Supported by generous help from the Turnovsky Endowment Trust

Audience delights in evocative, danceable music from the age of Shakespeare from Robert Oliver’s consort of viols

By , 02/09/2015

Palliser Viols (Lisa Beech, Sophia Acheson, Jane Brown, Andrea Oliver, Robert Oliver)

Antony Holborne: Patiencia (Pavan), The Honie-suckle (Almain), The Fairie Rounde (Coranto)
John Ward: Fantasy à 5
Orlando Gibbons: In Nomine à 4
William Byrd: Fantasy à 4
Tobias Hume: Captain Humes Pavan, Souldiers Galiard
John Jenkins: Fantasy à 5 no.1
William Brade: Paduana, Canzon, Galliard

St.
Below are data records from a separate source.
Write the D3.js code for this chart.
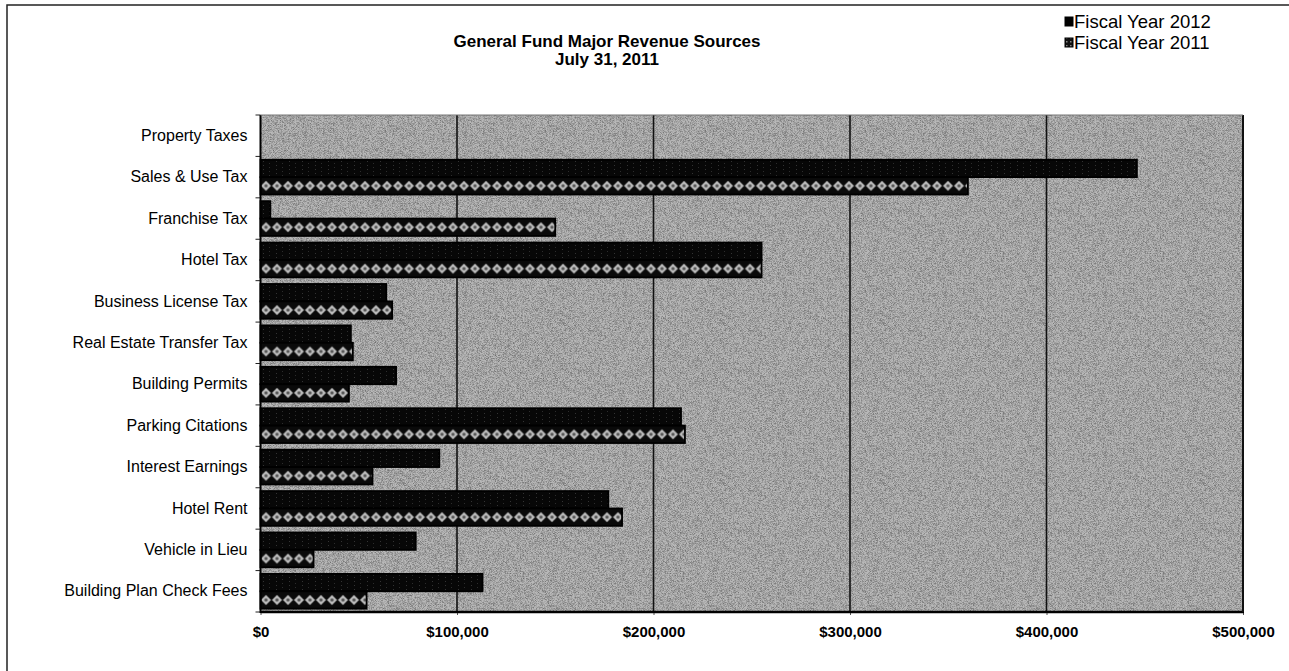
<!DOCTYPE html>
<html>
<head>
<meta charset="utf-8">
<script src="https://cdn.jsdelivr.net/npm/d3@7"></script>
<style>
  html, body { margin: 0; padding: 0; background: #fff; }
  svg { display: block; font-family: Arial, "Liberation Sans", sans-serif; }
</style>
</head>
<body>
<svg id="chart" width="1289" height="671"></svg>
<script>
// Revenue categories, top to bottom
const categories = [
  "Property Taxes", "Sales & Use Tax", "Franchise Tax", "Hotel Tax",
  "Business License Tax", "Real Estate Transfer Tax", "Building Permits",
  "Parking Citations", "Interest Earnings", "Hotel Rent",
  "Vehicle in Lieu", "Building Plan Check Fees"
];
// Year-to-date revenue, dollars
const fy2012 = [0, 446000, 5000, 255000, 64000, 46000, 69000, 214000, 91000, 177000, 79000, 113000];
const fy2011 = [0, 360000, 150000, 255000, 67000, 47000, 45000, 216000, 57000, 184000, 27000, 54000];
const seriesNames = ["Fiscal Year 2012", "Fiscal Year 2011"];
const xTicks = [0, 100000, 200000, 300000, 400000, 500000];
const titleLines = ["General Fund Major Revenue Sources", "July 31, 2011"];

const svg = d3.select("#chart");
const plot = { left: 260.5, right: 1243, top: 115, bottom: 612 };

const x = d3.scaleLinear().domain([0, 500000]).range([plot.left, plot.right]);
const y = d3.scaleBand().domain(categories).range([plot.top, plot.bottom]).paddingInner(0).paddingOuter(0);
const sub = d3.scaleBand().domain(seriesNames).range([0, y.bandwidth()]).paddingOuter(0.19).paddingInner(0);

const defs = svg.append("defs");

// grainy gray plot background
const noise = defs.append("filter").attr("id", "grain")
  .attr("x", 0).attr("y", 0).attr("width", "100%").attr("height", "100%");
noise.append("feTurbulence").attr("type", "fractalNoise")
  .attr("baseFrequency", 1.6).attr("numOctaves", 1).attr("seed", 5).attr("result", "t");
noise.append("feColorMatrix").attr("in", "t").attr("type", "matrix")
  .attr("values", "0 0 0 0 0  0 0 0 0 0  0 0 0 0 0  0 0 0 -2.2 1.35").attr("result", "dots");
noise.append("feComposite").attr("in", "dots").attr("in2", "SourceGraphic").attr("operator", "in");

// solid current-year fill with faint speckle
const p12 = defs.append("pattern").attr("id", "fill2012")
  .attr("patternUnits", "userSpaceOnUse").attr("width", 13).attr("height", 4);
p12.append("rect").attr("width", 13).attr("height", 4).attr("fill", "#070707");
p12.append("rect").attr("x", 3).attr("y", 1).attr("width", 1).attr("height", 1).attr("fill", "#333");
p12.append("rect").attr("x", 9).attr("y", 3).attr("width", 1).attr("height", 1).attr("fill", "#2c2c2c");

// diamond-chain fill for the prior year, one pattern per row so the chain stays centred in the bar
const barH = sub.bandwidth();
defs.selectAll("pattern.row11").data(categories).join("pattern")
  .attr("class", "row11")
  .attr("id", (d, i) => "fill2011-" + i)
  .attr("patternUnits", "userSpaceOnUse")
  .attr("width", 11).attr("height", barH)
  .attr("patternTransform", d => `translate(${plot.left},${y(d) + sub(seriesNames[1])})`)
  .each(function () {
    const p = d3.select(this);
    p.append("rect").attr("width", 11).attr("height", barH).attr("fill", "#0a0a0a");
    p.append("path")
      .attr("d", `M0.5,${barH / 2} L5.5,${barH / 2 - 5} L10.5,${barH / 2} L5.5,${barH / 2 + 5} Z`)
      .attr("fill", "#bdbdbd");
    p.append("circle").attr("cx", 5.5).attr("cy", barH / 2).attr("r", 1.7).attr("fill", "#555");
  });
// legend swatch pattern
const pl = defs.append("pattern").attr("id", "fill2011-legend")
  .attr("patternUnits", "userSpaceOnUse").attr("width", 4).attr("height", 4);
pl.append("rect").attr("width", 4).attr("height", 4).attr("fill", "#111");
pl.append("rect").attr("x", 1).attr("y", 1).attr("width", 1.5).attr("height", 1.5).attr("fill", "#888");

// page frame
svg.append("path").attr("d", "M7,700 L7,5 L1300,5")
  .attr("fill", "none").attr("stroke", "#222").attr("stroke-width", 1.5);

// plot background
svg.append("rect").attr("x", plot.left).attr("y", plot.top)
  .attr("width", plot.right - plot.left).attr("height", plot.bottom - plot.top)
  .attr("fill", "#b8b8b8");
svg.append("rect").attr("x", plot.left).attr("y", plot.top)
  .attr("width", plot.right - plot.left).attr("height", plot.bottom - plot.top)
  .attr("fill", "#e4e4e4").attr("opacity", 0.45).attr("filter", "url(#grain)");

// vertical gridlines
svg.append("g").selectAll("line").data(xTicks.slice(1)).join("line")
  .attr("x1", d => x(d)).attr("x2", d => x(d))
  .attr("y1", plot.top).attr("y2", plot.bottom)
  .attr("stroke", "#111").attr("stroke-width", 1.6);

// bars
const series = [
  { name: seriesNames[0], values: fy2012, fill: () => "url(#fill2012)" },
  { name: seriesNames[1], values: fy2011, fill: i => `url(#fill2011-${i})` }
];
const bars = svg.append("g");
series.forEach(s => {
  bars.append("g").selectAll("rect")
    .data(categories.map((c, i) => ({ c, i, v: s.values[i] })).filter(d => d.v > 0))
    .join("rect")
    .attr("x", x(0))
    .attr("y", d => y(d.c) + sub(s.name))
    .attr("width", d => x(d.v) - x(0))
    .attr("height", barH)
    .attr("fill", d => s.fill(d.i))
    .attr("stroke", "#000").attr("stroke-width", 1.8);
});

// axes
const yAxis = svg.append("g").attr("transform", `translate(${plot.left},0)`)
  .call(d3.axisLeft(y).tickSize(0).tickPadding(13));
yAxis.select(".domain").remove();
yAxis.selectAll("text").attr("font-size", 16).attr("fill", "#000")
  .attr("font-family", "Arial, 'Liberation Sans', sans-serif");
// tick marks at category boundaries
svg.append("g").selectAll("line").data(d3.range(categories.length + 1)).join("line")
  .attr("x1", plot.left - 5).attr("x2", plot.left)
  .attr("y1", i => plot.top + i * y.step()).attr("y2", i => plot.top + i * y.step())
  .attr("stroke", "#222").attr("stroke-width", 1);

const xAxis = svg.append("g").attr("transform", `translate(0,${plot.bottom})`)
  .call(d3.axisBottom(x).tickValues(xTicks).tickSize(3).tickPadding(11)
    .tickFormat(d => "$" + d3.format(",")(d)));
xAxis.select(".domain").remove();
xAxis.selectAll("line").attr("stroke", "#555");
xAxis.selectAll("text").attr("font-size", 15).attr("font-weight", "bold").attr("fill", "#000")
  .attr("font-family", "Arial, 'Liberation Sans', sans-serif");

// plot border: axis lines and right edge
svg.append("line").attr("x1", plot.left).attr("x2", plot.left).attr("y1", plot.top).attr("y2", plot.bottom + 1)
  .attr("stroke", "#000").attr("stroke-width", 2);
svg.append("line").attr("x1", plot.left).attr("x2", plot.right + 1).attr("y1", plot.bottom).attr("y2", plot.bottom)
  .attr("stroke", "#000").attr("stroke-width", 2.5);
svg.append("line").attr("x1", plot.right).attr("x2", plot.right).attr("y1", plot.top).attr("y2", plot.bottom)
  .attr("stroke", "#111").attr("stroke-width", 2);
svg.append("line").attr("x1", plot.left).attr("x2", plot.right).attr("y1", plot.top).attr("y2", plot.top)
  .attr("stroke", "#777").attr("stroke-width", 1);

// title
svg.append("g").selectAll("text").data(titleLines).join("text")
  .attr("x", 607).attr("y", (d, i) => 47 + i * 18)
  .attr("text-anchor", "middle").attr("font-size", 17).attr("font-weight", "bold")
  .text(d => d);

// legend
const legend = svg.append("g").attr("transform", "translate(1065,0)");
series.forEach((s, i) => {
  const g = legend.append("g").attr("transform", `translate(0,${23 + i * 21})`);
  g.append("rect").attr("x", 0).attr("y", -6).attr("width", 8).attr("height", 9)
    .attr("fill", i === 0 ? "#000" : "url(#fill2011-legend)").attr("stroke", "#000").attr("stroke-width", 1);
  g.append("text").attr("x", 9).attr("y", 5).attr("font-size", 18.5).text(s.name);
});
</script>
</body>
</html>
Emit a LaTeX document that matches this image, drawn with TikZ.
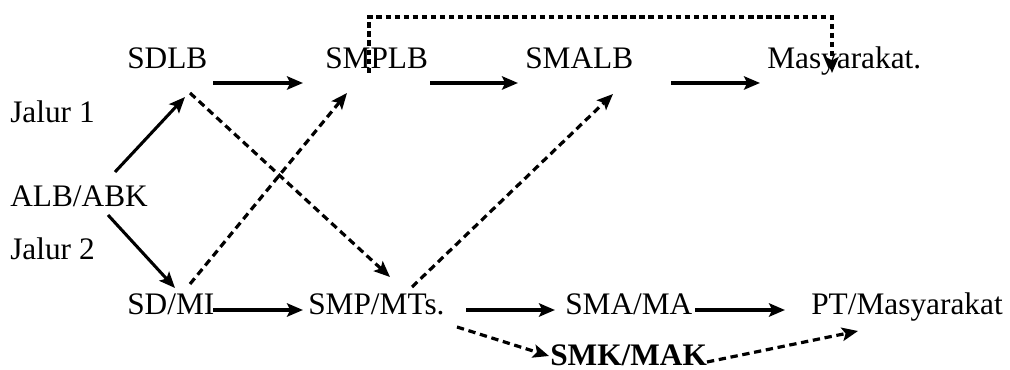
\documentclass[tikz,border=0pt]{standalone}
\usepackage{fontspec}
\setmainfont{Liberation Serif}
\usetikzlibrary{arrows.meta,calc}
\begin{document}
\begin{tikzpicture}[x=0.75pt,y=-0.75pt,
  lbl/.style={anchor=base west,inner sep=0pt,font=\fontsize{23.5pt}{28pt}\selectfont},
  arr/.style={line width=2.8pt,-{Stealth[length=12pt,width=10pt,inset=2.5pt]}},
  darr/.style={line width=2.4pt,dash pattern=on 5.5pt off 3.5pt,-{Stealth[length=12pt,width=10pt,inset=2.5pt]}},
  darrtop/.style={line width=2.4pt,dash pattern=on 4pt off 2.8pt,-{Stealth[length=12pt,width=10pt,inset=2.5pt]}}]
\useasboundingbox (0,0) rectangle (1010,370);
\node[lbl] (sdlb) at (127,69) {SDLB};
\node[lbl] (smplb) at (325,69) {SMPLB};
\node[lbl] (smalb) at (525,69) {SMALB};
\node[lbl] (mas) at (767,69) {Masyarakat.};
\node[lbl] (jalur1) at (10,123) {Jalur 1};
\node[lbl] (alb) at (10,207) {ALB/ABK};
\node[lbl] (jalur2) at (10,260) {Jalur 2};
\node[lbl] (sdmi) at (127,315) {SD/MI};
\node[lbl] (smp) at (308,315) {SMP/MTs.};
\node[lbl] (sma) at (565,315) {SMA/MA};
\node[lbl] (pt) at (811,315) {PT/Masyarakat};
\node[lbl,font=\fontsize{23.5pt}{28pt}\selectfont\bfseries] (smk) at (550,365) {SMK/MAK};
% solid arrows
\draw[arr] ($(sdlb.base west)+(86,14)$) -- ($(smplb.base west)+(-22,14)$);
\draw[arr] ($(smplb.base west)+(105,14)$) -- ($(smalb.base west)+(-7,14)$);
\draw[arr] ($(smalb.base west)+(146,14)$) -- ($(mas.base west)+(-7,14)$);
\draw[arr] ($(sdmi.base west)+(86,-5)$) -- ($(smp.base west)+(-5,-5)$);
\draw[arr] ($(smp.base west)+(158,-5)$) -- ($(sma.base west)+(-10,-5)$);
\draw[arr] ($(sma.base west)+(130,-5)$) -- ($(pt.base west)+(-26,-5)$);
\draw[arr,line width=2.3pt] ($(alb.base west)+(105,-35)$) -- ($(sdlb.base west)+(58,28)$);
\draw[arr,line width=2.3pt] ($(alb.base west)+(98,8)$) -- ($(sdmi.base west)+(48,-27)$);
% dashed arrows
\draw[darr] ($(sdlb.base west)+(63,24)$) -- ($(smp.base west)+(82,-38)$);
\draw[darr] ($(sdmi.base west)+(63,-31)$) -- ($(smplb.base west)+(22,24)$);
\draw[darr] ($(smp.base west)+(104,-28)$) -- ($(smalb.base west)+(88,25)$);
\draw[darr] ($(smp.base west)+(149,12)$) -- ($(smk.base west)+(-1,-9)$);
\draw[darr] ($(smk.base west)+(157,-3)$) -- ($(pt.base west)+(47,16)$);
\draw[darrtop] ($(smplb.base west)+(44,4)$) -- ++(0,-56) -| ($(mas.base west)+(65,4)$);
\end{tikzpicture}
\end{document}
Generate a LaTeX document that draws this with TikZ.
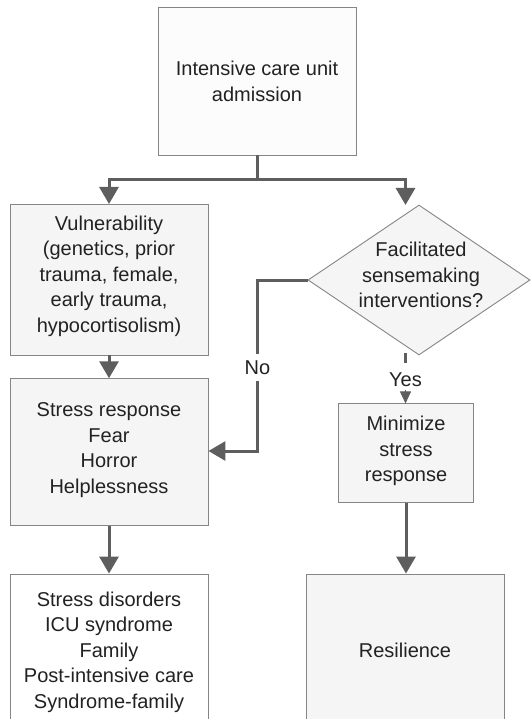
\documentclass[tikz,border=0pt]{standalone}
\usepackage{fontspec}
\setmainfont{Liberation Sans}
\usetikzlibrary{shapes.geometric,arrows.meta}
\definecolor{linegray}{HTML}{5E5E5E}
\definecolor{edgegray}{HTML}{858585}
\definecolor{boxfill}{HTML}{F5F5F5}
\definecolor{topfill}{HTML}{FCFCFC}
\definecolor{txtgray}{HTML}{222222}

\begin{document}
\begin{tikzpicture}[x=1pt,y=-1pt,
  box/.style={draw=edgegray, line width=0.9pt, fill=boxfill, rectangle, inner sep=0pt},
  decision/.style={draw=edgegray, line width=0.9pt, fill=boxfill, diamond, inner sep=0pt},
  txt/.style={align=center, text=txtgray, font=\fontsize{20}{25.5}\selectfont, inner sep=0pt},
  conn/.style={draw=linegray, line width=3pt},
  arr/.style={conn, -{Triangle[length=17pt,width=19pt]}},
  smallarr/.style={draw=linegray, line width=1pt, -{Triangle[length=12pt,width=11pt]}},
]
\useasboundingbox (0,0) rectangle (530,719);

% boxes
\node[box, fill=topfill, minimum width=198pt, minimum height=148pt] (icu) at (257,81) {};
\node[box, minimum width=198pt, minimum height=150.5pt] (vul) at (109,279.7) {};
\node[box, minimum width=198pt, minimum height=147pt] (stress) at (109,452.2) {};
\node[box, fill=white, minimum width=198pt, minimum height=148pt] (dis) at (109,648) {};
\node[decision, minimum width=222pt, minimum height=150pt] (dia) at (419,280) {};
\node[box, minimum width=134.6pt, minimum height=99pt] (min) at (406,453.4) {};
\node[box, minimum width=198pt, minimum height=148pt] (res) at (405,648) {};

% texts
\node[txt] (icutext) at (257,81.5) {Intensive care unit\\admission};
\node[txt] (vultext) at (109,276) {Vulnerability\\(genetics, prior\\trauma, female,\\early trauma,\\hypocortisolism)};
\node[txt] (stresstext) at (109,450) {Stress response\\Fear\\Horror\\Helplessness};
\node[txt] (distext) at (109,652) {Stress disorders\\ICU syndrome\\Family\\Post-intensive care\\Syndrome-family};
\node[txt] (diatext) at (421,275) {Facilitated\\sensemaking\\interventions?};
\node[txt] (mintext) at (406,451) {Minimize\\stress\\response};
\node[txt] (restext) at (405,650) {Resilience};

% connectors
\coordinate (split) at (257,180);
\coordinate (diatop) at (405.5,205);
\draw[conn] (icu.south) -- (split);
\draw[arr] (split) -| (vul.north);
\draw[arr] (split) -| (diatop);
\draw[arr] (vul.south) -- (stress.north);
\draw[arr] (stress.south) -- (dis.north);

% "No" branch
\coordinate (nc1) at (257.5,280);
\coordinate (nc2) at (257.5,451);
\draw[arr] (dia.west) -- (nc1) -- (nc2) -- (stress.east |- nc2);
\node[txt, fill=white, inner xsep=2pt, inner ysep=6.5pt] (no) at (257.5,367.5) {No};

% "Yes" branch
\coordinate (yes1) at (405.5,352.7);
\coordinate (yes2) at (405.5,363);
\coordinate (yes3) at (405.5,390);
\draw[draw=linegray, line width=2.5pt] (yes1) -- (yes2);
\node[txt, anchor=base] (yes) at (405.5,386.7) {Yes};
\draw[smallarr] (yes3) -- (yes3 |- min.north);
\draw[arr] (min.south) -- (min.south |- res.north);
\end{tikzpicture}
\end{document}
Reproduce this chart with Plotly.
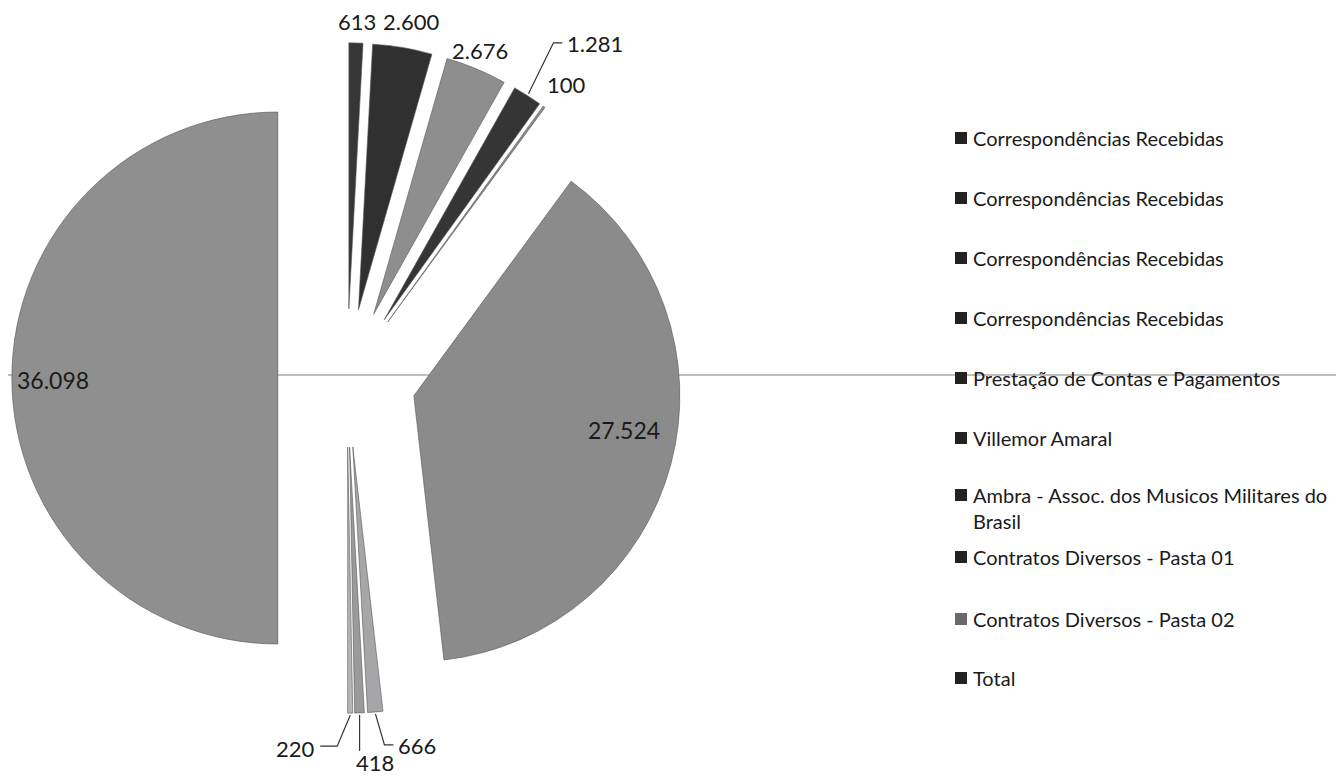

Andrew’s on The Terrace

Wednesday, 2 September 2015, 12.15pm

The name Palliser Viols had not meant anything to me, but it turned out to be a group led by that master of early music, Robert Oliver.

The brief but excellent programme notes confirmed that all the composers were English, and that the reason why William Brade’s music was published in Hamburg was because he spent his career in Denmark and Germany.  Nevertheless, a certain sameness in the music doubtless derives from the composers all being English, flourishing in the days of Queen Elizabeth I, some into the next decades.

This group of players is highly competent, and there was none of the out-of-tune playing one sometimes hears from groups playing these instruments.  One way of overcoming this fault is, of course, to tune the strings frequently, since being made of gut, they go out of tune much more readily than do modern steel strings, and this was done.

To modern ears the music seems very genteel, with neither very loud or very quiet sounds.  However, this certainly does not mean that there is no light and shade – there is plenty, but it is more subtle than modern instruments tend to be. There were charming sounds, immediately evocative of Elizbethan times, people, costumes, and especially dance.  This music should be danced to, or heard over a meal and conversation.

In this concert we heard two treble viols, two tenor and a bass, all six-stringed.  There was a mixture of dances, beginning with a slow Pavan, then to a more lively, danceable Almain followed by an even jollier Coranto, all by Antony Holborne (c.1545-1602).

The next three pieces were instrumental, rather than dances.  John Ward (1590-1638) wrote a rather wistful, even sad Fantasy, that was played very expressively.  The varied harmony and the movement in the bass line gave it character.  The Gibbons piece featured counterpoint and was a plaintive piece with much use of the minor mode, whereas Byrd’s was rather more straightforward, though very pleasing to the ear.

The two Hume pieces were for solo bass viol.  The first, though a Pavan, incorporated fast passages for the player, which decorated the basically slow dance melody.  The second was a much faster dance, putting considerable demands on the player, who had to negotiate the six strings at speed.  This involves pushing the instrument forward when the lowest string is to be played; otherwise the knee might be bowed rather than the string.  There were delightful variations on the melody, and plenty of chords demanding multiple-stopping of the strings, in addition to fast finger-work.

The entire ensemble played the remaining bracket.  (Why do audiences insist on applauding almost every piece, however short, instead of waiting until the end of each of the brackets clearly shown in the printed programme?)  The Jenkins Fantasy involved much interplay of instruments, whereas the first Brade piece was much more smooth and chordal, though with decoration later.

The final Canzon and Galliard were both happy pieces, quite quick.  The Galliard in particular was asking to be danced to.

All the performers were thoroughly able, and created a programme much appreciated by the audience.